* _SUPPLIED MATERIAL_:
────────────────
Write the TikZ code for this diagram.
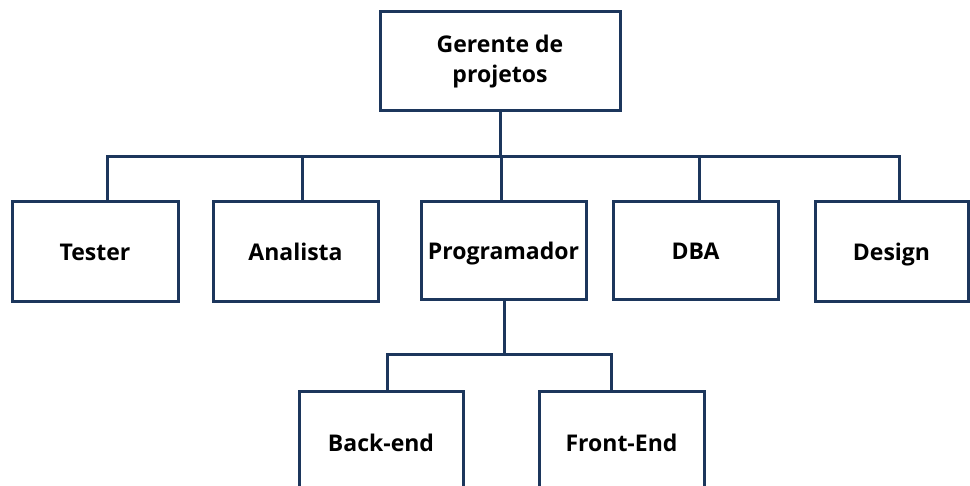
\documentclass[tikz,border=0pt]{standalone}
\usepackage{fontspec}
\setmainfont{Open Sans}
\definecolor{navy}{RGB}{28,54,92}
\begin{document}
\begin{tikzpicture}[x=1pt,y=-1pt,
  box/.style={draw=navy,line width=3pt,fill=white,inner sep=0pt,align=center,
    font=\fontsize{23}{30}\selectfont\bfseries},
  one/.style={box,text height=24pt,text depth=6pt},
  link/.style={draw=navy,line width=3pt,line join=miter}]
\clip (0,0) rectangle (970,486);
\useasboundingbox (0,0) rectangle (970,486);
\node[box,minimum width=240pt,minimum height=99pt] (gp) at (500,61.5) {Gerente de\\projetos};
\node[one,minimum width=166pt,minimum height=100pt] (tester) at (95,252) {Tester};
\node[one,minimum width=165pt,minimum height=100pt] (analista) at (295.5,252) {Analista};
\node[one,minimum width=165pt,minimum height=98pt] (prog) at (503.5,251) {Programador};
\node[one,minimum width=165pt,minimum height=98pt] (dba) at (695.5,251) {DBA};
\node[one,minimum width=153pt,minimum height=100pt] (design) at (891.5,252) {Design};
\node[one,minimum width=164pt,minimum height=102pt] (back) at (381,443) {Back-end};
\node[one,minimum width=165pt,minimum height=102pt] (front) at (621.5,443) {Front-End};
\coordinate (dT) at (107,157);
\coordinate (dA) at (302,157);
\coordinate (dP) at (501,157);
\coordinate (dD) at (699,157);
\coordinate (dG) at (899,157);
\coordinate (top) at (500,157);
\coordinate (bB) at (387,355);
\coordinate (bF) at (611,355);
\coordinate (bP) at (504,355);
\draw[link] (tester.north -| dT) -- (dT) -- (dG) -- (design.north -| dG);
\draw[link] (gp.south) -- (top);
\draw[link] (dA) -- (analista.north -| dA);
\draw[link] (dP) -- (prog.north -| dP);
\draw[link] (dD) -- (dba.north -| dD);
\draw[link] (prog.south -| bP) -- (bP);
\draw[link] (back.north -| bB) -- (bB) -- (bF) -- (front.north -| bF);
\end{tikzpicture}
\end{document}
────────────────
* _WHAT IS REQUIRED_: Exclude the images, then output the data above word for word.

* _RESPONSE TO THE TASK_:
Write the TikZ code for this diagram.
\documentclass[tikz,border=0pt]{standalone}
\usepackage{fontspec}
\setmainfont{Open Sans}
\definecolor{navy}{RGB}{28,54,92}
\begin{document}
\begin{tikzpicture}[x=1pt,y=-1pt,
  box/.style={draw=navy,line width=3pt,fill=white,inner sep=0pt,align=center,
    font=\fontsize{23}{30}\selectfont\bfseries},
  one/.style={box,text height=24pt,text depth=6pt},
  link/.style={draw=navy,line width=3pt,line join=miter}]
\clip (0,0) rectangle (970,486);
\useasboundingbox (0,0) rectangle (970,486);
\node[box,minimum width=240pt,minimum height=99pt] (gp) at (500,61.5) {Gerente de\\projetos};
\node[one,minimum width=166pt,minimum height=100pt] (tester) at (95,252) {Tester};
\node[one,minimum width=165pt,minimum height=100pt] (analista) at (295.5,252) {Analista};
\node[one,minimum width=165pt,minimum height=98pt] (prog) at (503.5,251) {Programador};
\node[one,minimum width=165pt,minimum height=98pt] (dba) at (695.5,251) {DBA};
\node[one,minimum width=153pt,minimum height=100pt] (design) at (891.5,252) {Design};
\node[one,minimum width=164pt,minimum height=102pt] (back) at (381,443) {Back-end};
\node[one,minimum width=165pt,minimum height=102pt] (front) at (621.5,443) {Front-End};
\coordinate (dT) at (107,157);
\coordinate (dA) at (302,157);
\coordinate (dP) at (501,157);
\coordinate (dD) at (699,157);
\coordinate (dG) at (899,157);
\coordinate (top) at (500,157);
\coordinate (bB) at (387,355);
\coordinate (bF) at (611,355);
\coordinate (bP) at (504,355);
\draw[link] (tester.north -| dT) -- (dT) -- (dG) -- (design.north -| dG);
\draw[link] (gp.south) -- (top);
\draw[link] (dA) -- (analista.north -| dA);
\draw[link] (dP) -- (prog.north -| dP);
\draw[link] (dD) -- (dba.north -| dD);
\draw[link] (prog.south -| bP) -- (bP);
\draw[link] (back.north -| bB) -- (bB) -- (bF) -- (front.north -| bF);
\end{tikzpicture}
\end{document}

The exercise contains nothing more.